Widersprüchlich zu dem klingt allerdings die Begründung Müllers für seinen jetzigen Schritt. Bis zuletzt hatte er betont hinter der Übernahme durch die Chinesen gestanden und sie aktiv betrieben. Mit seinem Rücktritt gebe er Aufsichtsrat und Großaktionär nun die Möglichkeit, „die künftige Ausrichtung des Unternehmens unabhängig von meiner Person zu diskutieren und damit notwendige Weichenstellungen einzuleiten“, erklärte er. Wenn aber alles so einvernehmlich ist und unverändert bleiben soll wie stets betont, wieso ist es dann jetzt notwendig, Weichen neu zu stellen, fragen sich auch einige im Amberger Unternehmen und darum herum.

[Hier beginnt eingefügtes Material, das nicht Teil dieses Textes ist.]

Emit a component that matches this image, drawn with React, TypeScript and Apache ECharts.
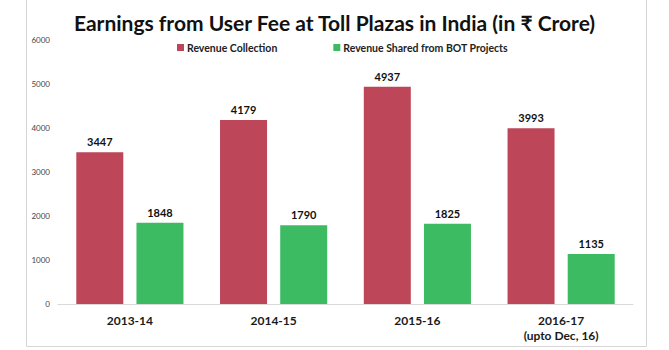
import React, { useEffect, useRef } from "react";
import * as echarts from "echarts";

const categories = ["2013-14", "2014-15", "2015-16", "2016-17\n(upto Dec, 16)"];
const revenueCollection = [3447, 4179, 4937, 3993];
const revenueShared = [1848, 1790, 1825, 1135];
const yTicks = [0, 1000, 2000, 3000, 4000, 5000, 6000];

const FONT = "Lato";

export default function App() {
  const ref = useRef<HTMLDivElement>(null);
  useEffect(() => {
    if (!ref.current) return;
    const chart = echarts.init(ref.current, null, { renderer: "svg" });
    const valueLabel = {
      show: true,
      position: "top",
      distance: 5,
      fontFamily: FONT,
      fontWeight: "bold",
      fontSize: 11,
      color: "#111111",
    };
    chart.setOption({
      animation: false,
      backgroundColor: "#ffffff",
      textStyle: { fontFamily: FONT },
      title: {
        text: "Earnings from User Fee at Toll Plazas in India (in ₹ Crore)",
        left: "center",
        top: 7,
        textStyle: { fontFamily: FONT, fontWeight: "bold", fontSize: 21, color: "#111111" },
      },
      legend: {
        top: 37,
        left: 172,
        itemWidth: 7,
        itemHeight: 7,
        itemGap: 56,
        icon: "rect",
        textStyle: { fontFamily: FONT, fontSize: 10.5, fontWeight: "bold", color: "#222222", padding: [0, 0, 0, -2] },
        data: ["Revenue Collection", "Revenue Shared from BOT Projects"],
      },
      graphic: [
        { type: "line", shape: { x1: 26.5, y1: 0, x2: 26.5, y2: 346.5 }, style: { stroke: "#d6d6d6", lineWidth: 1 } },
        { type: "line", shape: { x1: 646.5, y1: 0, x2: 646.5, y2: 346.5 }, style: { stroke: "#d6d6d6", lineWidth: 1 } },
        { type: "line", shape: { x1: 26.5, y1: 346.5, x2: 646.5, y2: 346.5 }, style: { stroke: "#d6d6d6", lineWidth: 1 } },
      ],
      grid: { left: 58, right: 36, top: 40, bottom: 46, containLabel: false },
      xAxis: {
        type: "category",
        data: categories,
        axisLine: { show: true, lineStyle: { color: "#d9d9d9", width: 1 } },
        axisTick: { show: false },
        axisLabel: {
          fontFamily: FONT,
          fontWeight: "bold",
          fontSize: 12,
          color: "#1a1a1a",
          margin: 9,
          lineHeight: 15,
        },
      },
      yAxis: {
        type: "value",
        min: yTicks[0],
        max: yTicks[yTicks.length - 1],
        interval: 1000,
        axisLine: { show: false },
        axisTick: { show: false },
        splitLine: { show: false },
        axisLabel: {
          fontFamily: FONT,
          fontSize: 8,
          color: "#444444",
          margin: 8,
          formatter: (v: number) => String(v),
        },
      },
      series: [
        {
          name: "Revenue Collection",
          type: "bar",
          data: revenueCollection,
          barWidth: 47,
          barGap: "28%",
          itemStyle: { color: "#bd4658" },
          label: valueLabel,
        },
        {
          name: "Revenue Shared from BOT Projects",
          type: "bar",
          data: revenueShared,
          barWidth: 47,
          barGap: "28%",
          itemStyle: { color: "#3dbb62" },
          label: valueLabel,
        },
      ],
    });
    return () => chart.dispose();
  }, []);
  return <div ref={ref} style={{ width: 669, height: 350, position: "absolute", left: 0, top: 0 }} />;
}
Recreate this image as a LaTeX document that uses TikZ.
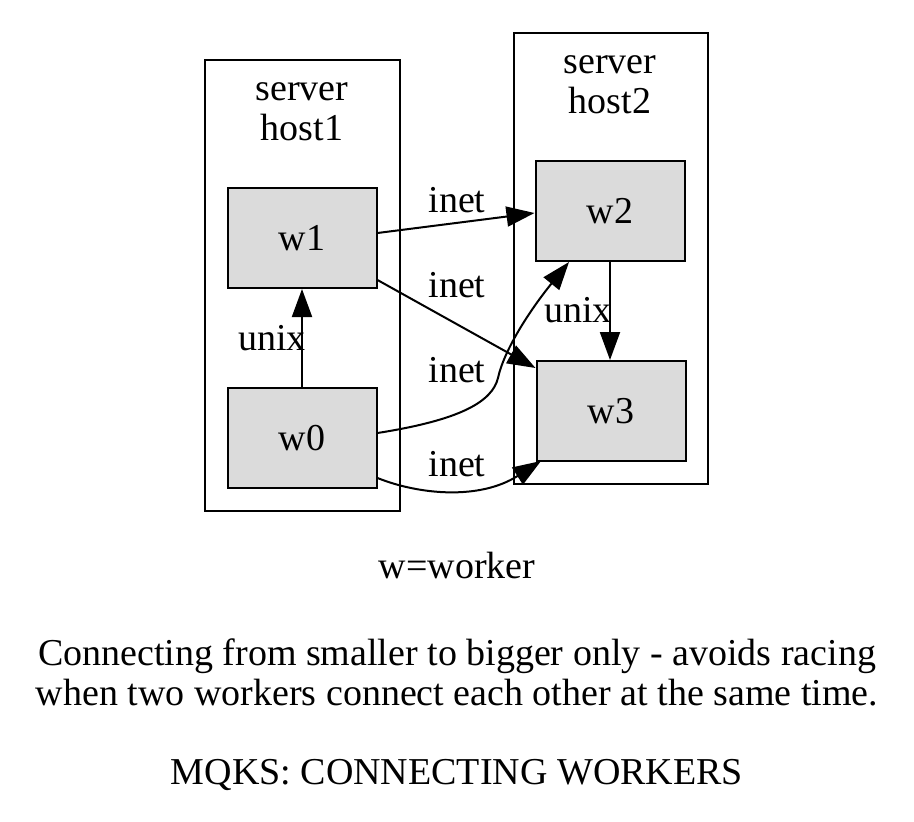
\documentclass[tikz,border=0pt]{standalone}
\usepackage{fontspec}
\setmainfont{Liberation Serif}
\usetikzlibrary{arrows.meta}
\begin{document}
\begin{tikzpicture}[x=1pt,y=-1pt,
  every node/.style={font=\fontsize{38}{40}\selectfont, inner sep=0pt},
  cluster/.style={draw, line width=2pt},
  worker/.style={draw, line width=2pt, fill=gray!28, minimum width=149pt, minimum height=100pt},
  edge/.style={line width=2pt, -{Triangle[length=28pt,width=20pt]}},
  lbl/.style={align=center}]
\useasboundingbox (0,0) rectangle (914,822);
\draw[cluster] (205,60) rectangle (400,511);
\draw[cluster] (514,33) rectangle (708,484);
\node[lbl] (c1) at (302,112) {server\\host1};
\node[lbl] (c2) at (610,85) {server\\host2};
\node[worker] (w1) at (302,238) {w1};
\node[worker] (w0) at (302,438) {w0};
\node[worker] (w2) at (610,211) {w2};
\node[worker] (w3) at (611,411) {w3};
\draw[edge] (w0.north) -- (w1.south);
\draw[edge] (w2.south) -- (w2.south |- w3.north);
\draw[edge] (w1.east |- 0,233) -- (w2.west |- 0,213);
\draw[edge] (w1.east |- 0,280) -- (w3.west |- 0,368);
\coordinate (t2) at (569,262);
\coordinate (t3) at (541,461);
\draw[edge] (w0.east |- 0,433) .. controls (460,420) and (492,402) .. (498,378) .. controls (504,350) and (530,310) .. (t2);
\draw[edge] (w0.east |- 0,478) .. controls (420,495) and (480,500) .. (t3);
\node (l1) at (272,338) {unix};
\node (l2) at (578,310) {unix};
\node (l3) at (457,200) {inet};
\node (l4) at (457,285) {inet};
\node (l5) at (457,370) {inet};
\node (l6) at (457,464) {inet};
\node (n1) at (457,565) {w=worker};
\node[lbl] (n2) at (457,672) {Connecting from smaller to bigger only - avoids racing\\when two workers connect each other at the same time.};
\node (n3) at (457,775) {MQKS: CONNECTING WORKERS};
\end{tikzpicture}
\end{document}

Wollen Müller & Co Kasse machen?

Analysten und andere Finanzmarktexperten haben eigene Vermutungen für den Abgang des Trios. „Geld“, sagt einer. „Sie nutzen die Gunst der Stunde“, erklärt ein anderer. Gemeint ist eine Vertragsklausel nach der Vorstände zu lukrativen Konditionen kündigen dürfen, falls sich bei Grammer die Kontrollverhältnisse ändern. Dieser Passus sei als „Giftpille“ gegen Hastor während des Kampfs um die Macht finanziell verschärft worden, erinnert ein Experte. „Marktüblich angepasst“, heißt es offiziell. Bei einer feindlichen Übernahme gehen alle Vorstände, und sie müssen zudem noch teuer abgefunden werden, lautete die damalige Drohung. Stimmt die Vermutung, dass Müller & Co nun Kasse machen wollen, entfaltet die Giftpille eine ungewollte, gleichwohl rechtlich nicht zu beanstandende Wirkung und wird so zum goldenen Handschlag.

Dem Vorstandstrio stehen je drei volle Jahresgehälter zu. Im Fall von Müller summiert sich das auf gut 4,1 Millionen Euro, bei seinen beiden Vorstandskollegen auf je rund 2,3 Millionen Euro. Kein Vorstand geht sofort. Für Cordonnier ist Ende 2018 Schluss. Gleiches gilt dem Vernehmen nach für Müller. Pretscher will noch etwas länger vorübergehend weiter zur Verfügung stehen.

Aufsichtsratssitzung am Mittwoch

Eine dritte Version zur Erklärung der Vorgänge zielt auf ein persönliches Zerwürfnis vor allem Müllers mit den Chinesen während des Ringens um die Investorenvereinbarung. „Es waren keine konfliktfreien Verhandlungen“, sagt einer, der dabei war. Zwei Kulturen seien aufeinander geprallt. Müller habe dabei zwar alles für Grammer herausgeholt. Zum Weitermachen habe ihn das aber wohl nicht ermuntert.

Mehr Aufschluss über die Hintergründe bringt möglicherweise eine für Mittwoch angesetzte Grammer-Aufsichtsratssitzung. Speziell IG Metall und Betriebsräte wollen dort erfahren, was Sache ist und wie es nun weitergeht. Analysten glauben, dass die Neubesetzung des Vorstands einen Hinweis auf die Rolle der Chinesen gibt. Es müsse eine Diskussion über deren künftige Einflussnahme geführt werden, erklärte ein Unternehmenssprecher. Langweilig wird es bei Grammer vorerst wohl nicht.